Small Business
Tips for a Smart Succession Plan

Tips for a Smart Succession Plan

Learn how to make the transition more efficient.

Whether you are a sole practitioner or a partner in a larger practice, chances are that your business is one of your largest assets. Converting that asset into a secure retirement when you are ready to step down, though, requires a well-structured succession plan that protects your business's current value as well as its future stability.1

Know What You Want

Having a clear understanding of your objectives sounds obvious, which is why this critical step is so often overlooked. Do you want to phase out of the practice slowly or leave by a specific date? Do you want to be bought out with a lump sum, or do you want to build an income stream with a long-term payment schedule? Will your partners be buying the business, do you want to sell to a third party, or do you want to bring in a young professional whom you can groom to take over down the road? Your succession plan needs to be designed around your optimum exit strategy.2

Understand Your Fair Market Value

Unlike many other small businesses, the fair market value of your practice may involve more than simply multiplying annual revenue by a factor of two or three. Other issues to consider include the type of practice, its location, revenue history and its dependence on one major rainmaker, such as a sole proprietor or managing partner. Bring in an expert, such as a business appraiser or certified public accountant (CPA), with an expertise in handling cases similar to your own.3

Identify Potential Buyers

Whether selling to other partners in the practice, grooming a successor or selling to a third-party, potential buyers need to be thoroughly vetted to ensure they have the resources to finance the purchase and the expertise to manage the practice after you leave. Most buyouts include some combination of a lump-sum payment combined with the seller carrying a note based on receivables and other financial considerations. You need to ensure that your buyer can fulfill their commitment.4

Put Transition Details in Writing

To ensure a smooth transition for yourself, your successor and your clients, consider establishing a changeover period during which you will remain involved at least on a part-time basis.

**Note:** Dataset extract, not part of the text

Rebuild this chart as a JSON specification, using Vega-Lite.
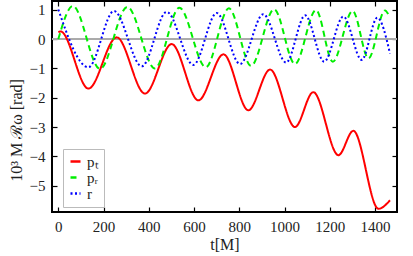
{
  "$schema": "https://vega.github.io/schema/vega-lite/v6.json",
  "width": 345,
  "height": 211,
  "autosize": {"type": "none"},
  "padding": {"left": 52, "top": 1, "right": 16, "bottom": 44},
  "background": "white",
  "config": {
    "view": {"stroke": "black", "strokeWidth": 2},
    "font": "Liberation Serif",
    "axis": {
      "labelFont": "Liberation Serif",
      "titleFont": "Liberation Serif",
      "labelFontSize": 15,
      "titleFontSize": 16,
      "titleFontWeight": "normal",
      "labelColor": "#222",
      "titleColor": "#222",
      "domain": false,
      "grid": false,
      "tickColor": "black",
      "tickSize": -5,
      "tickWidth": 1.2
    },
    "legend": {
      "orient": "none",
      "legendX": 11,
      "legendY": 148,
      "fillColor": "white",
      "strokeColor": "#bbb",
      "padding": 5,
      "labelFont": "Liberation Serif",
      "labelFontSize": 15,
      "labelColor": "#222",
      "symbolType": "stroke",
      "symbolSize": 100,
      "symbolStrokeWidth": 2.5,
      "rowPadding": 0,
      "labelOffset": 4
    }
  },
  "datasets": {
    "curves": [
      {"t": 0, "v": 0.24, "s": "pₜ"},
      {"t": 10, "v": 0.26, "s": "pₜ"},
      {"t": 133, "v": -1.69, "s": "pₜ"},
      {"t": 258, "v": 0.06, "s": "pₜ"},
      {"t": 383, "v": -1.86, "s": "pₜ"},
      {"t": 501, "v": -0.17, "s": "pₜ"},
      {"t": 619, "v": -2.09, "s": "pₜ"},
      {"t": 730, "v": -0.52, "s": "pₜ"},
      {"t": 840, "v": -2.43, "s": "pₜ"},
      {"t": 936, "v": -1.04, "s": "pₜ"},
      {"t": 1046, "v": -3.0, "s": "pₜ"},
      {"t": 1127, "v": -1.81, "s": "pₜ"},
      {"t": 1238, "v": -3.96, "s": "pₜ"},
      {"t": 1304, "v": -3.13, "s": "pₜ"},
      {"t": 1415, "v": -5.79, "s": "pₜ"},
      {"t": 1466, "v": -5.5, "s": "pₜ"},
      {"t": 0, "v": 0.0, "s": "pᵣ"},
      {"t": 64, "v": 1.13, "s": "pᵣ"},
      {"t": 184, "v": -1.02, "s": "pᵣ"},
      {"t": 305, "v": 1.1, "s": "pᵣ"},
      {"t": 427, "v": -1.0, "s": "pᵣ"},
      {"t": 535, "v": 1.07, "s": "pᵣ"},
      {"t": 652, "v": -0.96, "s": "pᵣ"},
      {"t": 754, "v": 1.05, "s": "pᵣ"},
      {"t": 852, "v": -0.91, "s": "pᵣ"},
      {"t": 954, "v": 1.02, "s": "pᵣ"},
      {"t": 1046, "v": -0.85, "s": "pᵣ"},
      {"t": 1139, "v": 0.99, "s": "pᵣ"},
      {"t": 1213, "v": -0.77, "s": "pᵣ"},
      {"t": 1301, "v": 0.96, "s": "pᵣ"},
      {"t": 1371, "v": -0.66, "s": "pᵣ"},
      {"t": 1444, "v": 0.98, "s": "pᵣ"},
      {"t": 1459, "v": 0.84, "s": "pᵣ"},
      {"t": 0, "v": 1.01, "s": "r"},
      {"t": 133, "v": -0.96, "s": "r"},
      {"t": 246, "v": 0.96, "s": "r"},
      {"t": 369, "v": -0.93, "s": "r"},
      {"t": 479, "v": 0.93, "s": "r"},
      {"t": 597, "v": -0.88, "s": "r"},
      {"t": 700, "v": 0.89, "s": "r"},
      {"t": 803, "v": -0.85, "s": "r"},
      {"t": 906, "v": 0.85, "s": "r"},
      {"t": 1007, "v": -0.8, "s": "r"},
      {"t": 1091, "v": 0.81, "s": "r"},
      {"t": 1175, "v": -0.77, "s": "r"},
      {"t": 1260, "v": 0.77, "s": "r"},
      {"t": 1341, "v": -0.71, "s": "r"},
      {"t": 1410, "v": 0.73, "s": "r"},
      {"t": 1466, "v": -0.49, "s": "r"}
    ]
  },
  "data": {"name": "curves"},
  "resolve": {"axis": {"x": "independent", "y": "independent"}},
  "layer": [
    {
      "mark": {"type": "rule", "color": "#aaaaaa", "strokeWidth": 1},
      "encoding": {
        "y": {"datum": 0, "type": "quantitative", "scale": {"domain": [-5.9, 1.3], "nice": false}, "axis": null}
      }
    },
    {
      "mark": {"type": "line", "interpolate": "monotone", "strokeWidth": 2, "clip": true},
      "encoding": {
        "x": {
          "field": "t", "type": "quantitative",
          "scale": {"domain": [-28, 1497], "nice": false, "zero": false},
          "axis": {"orient": "bottom", "values": [0, 200, 400, 600, 800, 1000, 1200, 1400], "format": "d", "title": "t[M]", "labelPadding": 12, "titlePadding": 2}
        },
        "y": {
          "field": "v", "type": "quantitative",
          "scale": {"domain": [-5.9, 1.3], "nice": false},
          "axis": {"orient": "left", "values": [1, 0, -1, -2, -3, -4, -5], "title": "10³ M ℛω [rad]", "labelPadding": 12, "titleX": -28, "titleY": 129, "titleAlign": "center", "titleAngle": -90, "labelExpr": "replace(datum.label, '-', '−')"}
        },
        "color": {
          "field": "s", "type": "nominal",
          "scale": {"domain": ["pₜ", "pᵣ", "r"], "range": ["#ff0000", "#00ee00", "#0000ff"]},
          "legend": {"title": null}
        },
        "strokeDash": {
          "field": "s", "type": "nominal",
          "scale": {"domain": ["pₜ", "pᵣ", "r"], "range": [[1, 0], [6, 4], [2, 2.5]]},
          "legend": {"title": null}
        }
      }
    },
    {
      "mark": {"type": "line", "interpolate": "monotone", "opacity": 0},
      "encoding": {
        "x": {
          "field": "t", "type": "quantitative",
          "scale": {"domain": [-28, 1497], "nice": false, "zero": false},
          "axis": {"orient": "top", "values": [0, 200, 400, 600, 800, 1000, 1200, 1400], "labels": false, "title": null}
        },
        "y": {
          "field": "v", "type": "quantitative",
          "scale": {"domain": [-5.9, 1.3], "nice": false},
          "axis": {"orient": "right", "values": [1, 0, -1, -2, -3, -4, -5], "labels": false, "title": null}
        },
        "detail": {"field": "s", "type": "nominal"}
      }
    }
  ]
}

This will give your buyer a chance to come up to speed on managing your practice, and give your patients a chance to get to know their new caregiver. During this phase, though, it's important to establish clear expectations for each party, including how long you will stay on, your responsibilities during the transition and your compensation. It is recommended that you work with counsel for assistance in documenting the agreement with your successor.